Task brief: Output the material below unchanged, apart from leaving out the pictures.

Supplied data:
—————

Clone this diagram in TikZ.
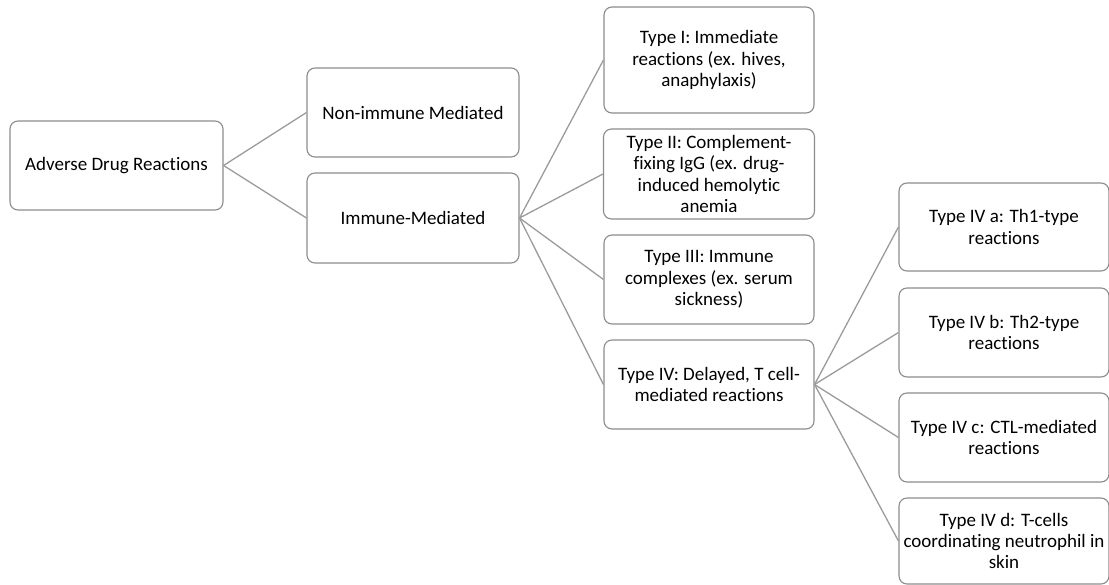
\documentclass[tikz,border=0pt]{standalone}
\usepackage{fontspec}
\setmainfont{Carlito}[Ligatures=NoCommon]
\definecolor{boxgray}{RGB}{140,140,140}
\definecolor{linegray}{RGB}{155,155,155}
\begin{document}
\begin{tikzpicture}[x=1pt,y=-1pt,
  box/.style={draw=boxgray, line width=1.1pt, rounded corners=8pt, fill=white,
    align=center, inner sep=0pt, font=\fontsize{19}{21.3}\selectfont},
  link/.style={draw=linegray, line width=1.3pt}]
\useasboundingbox (0,0) rectangle (1109,584);
\node[box, minimum width=213pt, minimum height=89pt] (adr) at (116.5,165.5) {Adverse Drug Reactions};
\node[box, minimum width=212pt, minimum height=89pt] (non) at (413,112.5) {Non-immune Mediated};
\node[box, minimum width=212pt, minimum height=90pt] (imm) at (413,218) {Immune-Mediated};
\node[box, minimum width=210pt, minimum height=106pt] (t1) at (709,60) {Type I: Immediate\\reactions (ex. hives,\\anaphylaxis)};
\node[box, minimum width=211pt, minimum height=90pt] (t2) at (709,174) {Type II: Complement-\\fixing IgG (ex. drug-\\induced hemolytic\\anemia};
\node[box, minimum width=210pt, minimum height=89pt] (t3) at (709,279.5) {Type III: Immune\\complexes (ex. serum\\sickness)};
\node[box, minimum width=210pt, minimum height=89pt] (t4) at (709,384.5) {Type IV: Delayed, T cell-\\mediated reactions};
\node[box, minimum width=210pt, minimum height=88pt] (t4a) at (1004,227) {Type IV a: Th1-type\\reactions};
\node[box, minimum width=210pt, minimum height=89pt] (t4b) at (1004,332.5) {Type IV b: Th2-type\\reactions};
\node[box, minimum width=210pt, minimum height=89pt] (t4c) at (1004,437.5) {Type IV c: CTL-mediated\\reactions};
\node[box, minimum width=210pt, minimum height=86pt] (t4d) at (1004,541) {Type IV d: T-cells\\coordinating neutrophil in\\skin};
\draw[link] (adr.east) -- (non.west);
\draw[link] (adr.east) -- (imm.west);
\draw[link] (imm.east) -- (t1.west);
\draw[link] (imm.east) -- (t2.west);
\draw[link] (imm.east) -- (t3.west);
\draw[link] (imm.east) -- (t4.west);
\draw[link] (t4.east) -- (t4a.west);
\draw[link] (t4.east) -- (t4b.west);
\draw[link] (t4.east) -- (t4c.west);
\draw[link] (t4.east) -- (t4d.west);
\end{tikzpicture}
\end{document}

—————

Exercise output:
Clone this diagram in TikZ.
\documentclass[tikz,border=0pt]{standalone}
\usepackage{fontspec}
\setmainfont{Carlito}[Ligatures=NoCommon]
\definecolor{boxgray}{RGB}{140,140,140}
\definecolor{linegray}{RGB}{155,155,155}
\begin{document}
\begin{tikzpicture}[x=1pt,y=-1pt,
  box/.style={draw=boxgray, line width=1.1pt, rounded corners=8pt, fill=white,
    align=center, inner sep=0pt, font=\fontsize{19}{21.3}\selectfont},
  link/.style={draw=linegray, line width=1.3pt}]
\useasboundingbox (0,0) rectangle (1109,584);
\node[box, minimum width=213pt, minimum height=89pt] (adr) at (116.5,165.5) {Adverse Drug Reactions};
\node[box, minimum width=212pt, minimum height=89pt] (non) at (413,112.5) {Non-immune Mediated};
\node[box, minimum width=212pt, minimum height=90pt] (imm) at (413,218) {Immune-Mediated};
\node[box, minimum width=210pt, minimum height=106pt] (t1) at (709,60) {Type I: Immediate\\reactions (ex. hives,\\anaphylaxis)};
\node[box, minimum width=211pt, minimum height=90pt] (t2) at (709,174) {Type II: Complement-\\fixing IgG (ex. drug-\\induced hemolytic\\anemia};
\node[box, minimum width=210pt, minimum height=89pt] (t3) at (709,279.5) {Type III: Immune\\complexes (ex. serum\\sickness)};
\node[box, minimum width=210pt, minimum height=89pt] (t4) at (709,384.5) {Type IV: Delayed, T cell-\\mediated reactions};
\node[box, minimum width=210pt, minimum height=88pt] (t4a) at (1004,227) {Type IV a: Th1-type\\reactions};
\node[box, minimum width=210pt, minimum height=89pt] (t4b) at (1004,332.5) {Type IV b: Th2-type\\reactions};
\node[box, minimum width=210pt, minimum height=89pt] (t4c) at (1004,437.5) {Type IV c: CTL-mediated\\reactions};
\node[box, minimum width=210pt, minimum height=86pt] (t4d) at (1004,541) {Type IV d: T-cells\\coordinating neutrophil in\\skin};
\draw[link] (adr.east) -- (non.west);
\draw[link] (adr.east) -- (imm.west);
\draw[link] (imm.east) -- (t1.west);
\draw[link] (imm.east) -- (t2.west);
\draw[link] (imm.east) -- (t3.west);
\draw[link] (imm.east) -- (t4.west);
\draw[link] (t4.east) -- (t4a.west);
\draw[link] (t4.east) -- (t4b.west);
\draw[link] (t4.east) -- (t4c.west);
\draw[link] (t4.east) -- (t4d.west);
\end{tikzpicture}
\end{document}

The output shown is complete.